To the organizers, thank you for the care, intention, and attention to detail you brought to every part of the weekend. The yoga, meditation, massage, singing bowls, boxing, nature walks, meals, music, candles, affirmations, rose petals, and the effort involved in creating space for private massages all mattered. None of it felt superficial. It felt like a genuine and deeply thoughtful expression of care.

The weekend gave me tools to continue caring for myself as I care for my partner. It also helped me recognize that people do want to help, not only in a surface way, but deeply. Accepting that care is not weakness; it can bring meaning to both the person receiving it and the person offering it.

To my fellow travelers, thank you for the conversations we had one-on-one, in groups, over meals, and on our walks. Those moments reminded me that caregiving can feel very isolating, but we are not alone. The new friendships mean so much to me, especially the connections with men who are caring for women. I felt seen by people who understand that caregiving can hold many truths at once: wanting to be strong while feeling weak, love and frustration, gratitude and resentment, joy and sorrow.

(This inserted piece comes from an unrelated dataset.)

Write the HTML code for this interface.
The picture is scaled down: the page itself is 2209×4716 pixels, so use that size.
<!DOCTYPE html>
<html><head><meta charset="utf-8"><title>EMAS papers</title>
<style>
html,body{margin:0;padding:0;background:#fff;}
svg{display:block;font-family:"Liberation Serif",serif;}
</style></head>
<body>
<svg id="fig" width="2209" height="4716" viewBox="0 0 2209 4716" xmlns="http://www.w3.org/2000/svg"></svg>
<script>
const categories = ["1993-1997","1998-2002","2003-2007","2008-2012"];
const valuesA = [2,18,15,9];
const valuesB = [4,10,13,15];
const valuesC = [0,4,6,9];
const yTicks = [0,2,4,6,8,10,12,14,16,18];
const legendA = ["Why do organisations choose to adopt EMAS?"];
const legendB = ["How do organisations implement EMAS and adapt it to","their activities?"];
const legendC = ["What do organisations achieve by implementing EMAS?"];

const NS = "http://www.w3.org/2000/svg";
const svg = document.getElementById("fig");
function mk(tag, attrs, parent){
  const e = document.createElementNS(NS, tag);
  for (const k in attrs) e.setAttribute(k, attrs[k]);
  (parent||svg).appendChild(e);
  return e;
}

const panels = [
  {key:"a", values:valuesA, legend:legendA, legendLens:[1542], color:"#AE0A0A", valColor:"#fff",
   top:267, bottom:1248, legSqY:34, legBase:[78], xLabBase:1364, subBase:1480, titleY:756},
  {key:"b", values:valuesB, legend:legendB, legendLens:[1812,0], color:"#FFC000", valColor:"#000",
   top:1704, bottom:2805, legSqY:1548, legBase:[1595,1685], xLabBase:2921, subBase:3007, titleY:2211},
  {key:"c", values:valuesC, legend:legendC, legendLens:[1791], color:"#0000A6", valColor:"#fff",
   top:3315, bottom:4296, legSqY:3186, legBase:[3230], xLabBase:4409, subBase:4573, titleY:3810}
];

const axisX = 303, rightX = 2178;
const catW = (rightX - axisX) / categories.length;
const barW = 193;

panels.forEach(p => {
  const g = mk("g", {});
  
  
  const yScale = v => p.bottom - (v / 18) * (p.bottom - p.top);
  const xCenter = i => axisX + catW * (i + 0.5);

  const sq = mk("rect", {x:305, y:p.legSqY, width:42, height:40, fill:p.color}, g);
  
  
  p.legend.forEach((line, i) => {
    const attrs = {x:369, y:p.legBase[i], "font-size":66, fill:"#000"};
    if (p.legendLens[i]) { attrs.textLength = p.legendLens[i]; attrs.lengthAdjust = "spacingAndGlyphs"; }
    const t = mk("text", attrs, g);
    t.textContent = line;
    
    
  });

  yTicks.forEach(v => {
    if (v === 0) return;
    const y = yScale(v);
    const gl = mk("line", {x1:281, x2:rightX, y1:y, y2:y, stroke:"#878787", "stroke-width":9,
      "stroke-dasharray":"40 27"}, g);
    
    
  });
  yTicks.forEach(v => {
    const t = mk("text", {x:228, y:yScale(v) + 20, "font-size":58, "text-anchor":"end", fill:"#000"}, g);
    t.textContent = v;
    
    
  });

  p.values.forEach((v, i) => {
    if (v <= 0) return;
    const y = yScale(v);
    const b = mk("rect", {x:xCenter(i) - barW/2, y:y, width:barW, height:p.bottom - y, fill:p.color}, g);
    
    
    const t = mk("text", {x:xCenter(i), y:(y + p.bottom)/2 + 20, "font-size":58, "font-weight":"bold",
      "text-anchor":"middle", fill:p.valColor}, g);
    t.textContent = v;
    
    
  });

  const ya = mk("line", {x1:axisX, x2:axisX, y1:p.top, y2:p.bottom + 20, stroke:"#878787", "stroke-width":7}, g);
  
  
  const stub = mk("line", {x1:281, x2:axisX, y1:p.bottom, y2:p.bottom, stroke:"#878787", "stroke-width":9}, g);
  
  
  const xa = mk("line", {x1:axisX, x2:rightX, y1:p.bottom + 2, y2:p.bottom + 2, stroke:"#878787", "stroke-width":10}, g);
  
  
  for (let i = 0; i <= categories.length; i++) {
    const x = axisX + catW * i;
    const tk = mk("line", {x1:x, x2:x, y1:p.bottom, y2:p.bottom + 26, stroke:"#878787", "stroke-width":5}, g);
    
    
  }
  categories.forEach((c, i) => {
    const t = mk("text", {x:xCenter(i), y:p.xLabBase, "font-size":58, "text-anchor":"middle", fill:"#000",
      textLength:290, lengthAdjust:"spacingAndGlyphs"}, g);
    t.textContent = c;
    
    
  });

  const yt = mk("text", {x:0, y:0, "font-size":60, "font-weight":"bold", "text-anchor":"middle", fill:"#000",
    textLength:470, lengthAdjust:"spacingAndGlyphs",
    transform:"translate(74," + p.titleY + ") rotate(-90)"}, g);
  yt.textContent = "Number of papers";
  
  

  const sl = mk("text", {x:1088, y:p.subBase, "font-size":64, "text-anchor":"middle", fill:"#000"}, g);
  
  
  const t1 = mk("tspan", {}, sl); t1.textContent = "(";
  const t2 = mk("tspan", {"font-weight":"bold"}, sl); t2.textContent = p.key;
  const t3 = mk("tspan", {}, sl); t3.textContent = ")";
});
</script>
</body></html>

Thank you for helping me find my way back to myself. And thank you for the sponsorship of the room and food that made it possible for me to participate. I appreciate all of it deeply.

Appreciation by Theresa

I don’t even know where to begin in expressing how much the caregiver’s retreat filled my soul with peace and joy. I attended the retreat last year as a new face within the YES! community and only a few months after my husband’s diagnosis and I was blown away by the dedication, compassion, and love the YES! leaders bestowed upon us.

This year I felt so comfortable being among all the amazing caregivers and leaders I have had the pleasure of getting to know better over the past year, and once again I was blown away by all the retreat offered. The planned activities were so well thought out and provided the relaxation we all so desperately needed.

 I absolutely loved the massage, sound bowl healing, art therapy as a way to reconnect with myself. The boxing was a fun addition that helped release pent up frustration. But in addition, the impromptu discussions over meals and between activities provided for such release and connection among the care partners. We could compare notes on the daily chaos, laugh, cry, or just listen knowing that we are not alone in our struggles. That provided such comfort and peace to so many of us.

Finally, the level of devotion, hard work, and meaningful effort the retreat leaders put into making these weekends so special and memorable is like nothing I have ever seen in my life. You ladies truly are a unique blessing, and I am so very grateful to have found you along this journey. I would literally be lost without you. YES! has become my second family and I’m so honored to know and be among all the amazing facilitators and care partners.